Photodissociation of the CH2Br radical: A theoretical study

Abstract

Bromine atom (Br) reactions lead to ozone depletion in the troposphere and stratosphere. Photodegradation of bromocarbons is one of the main sources of bromine atoms in the atmosphere. Here, we use high-level ab initio methods, including spin–orbit effects, to study the photodissociation of the CH2Br radical. All possible fragmentation pathways, namely CH2Br + hν → CH2 + Br, HCBr + H, and CBr + H2, have been analyzed. Potential-energy curves of the ground and several excited electronic states along the corresponding dissociating bond distance of each pathway have been calculated.
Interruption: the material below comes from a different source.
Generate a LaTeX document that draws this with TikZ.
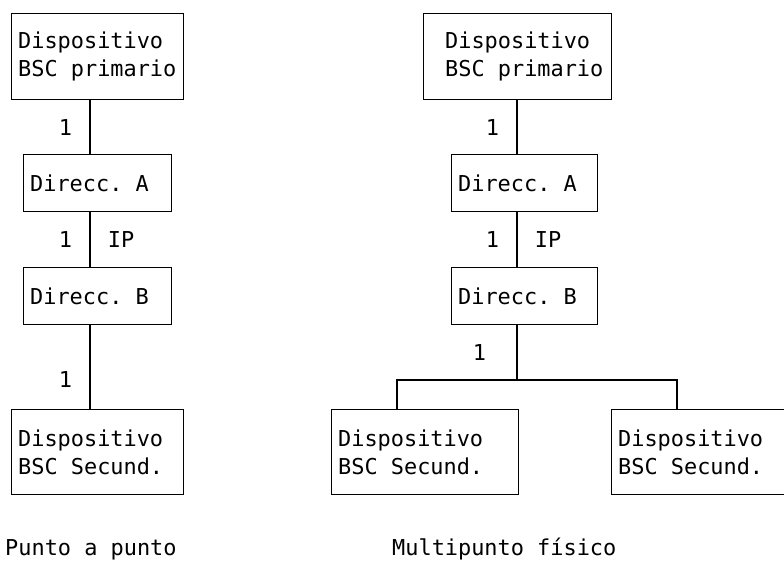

Considering the actinic fluxes of solar irradiation in the troposphere and in the stratosphere in the relevant range of frequencies, it is found that the first five excited states of CH2Br can be accessed from the ground state. Analysis of the potential curves shows that the pathways producing CH2 + Br and HCBr + H can proceed through a fast direct dissociation mechanism, while the pathway leading to CBr + H2 involves much slower dissociation mechanisms like internal conversion between electronic states, predissociation, or tunneling through exit barriers. The main implications are that the two faster channels are predicted to be dominant, and the slower pathway is expected to be less relevant. The tropospheric and stratospheric solar actinic fluxes also allow for further dissociation of the HCBr and CBr fragments, generating additional Br atoms, provided that they survive possible collisions with other atmospheric reagents. Finally, we discuss the possible effect of each of the three CH2Br dissociation pathways on the depletion of atmospheric ozone.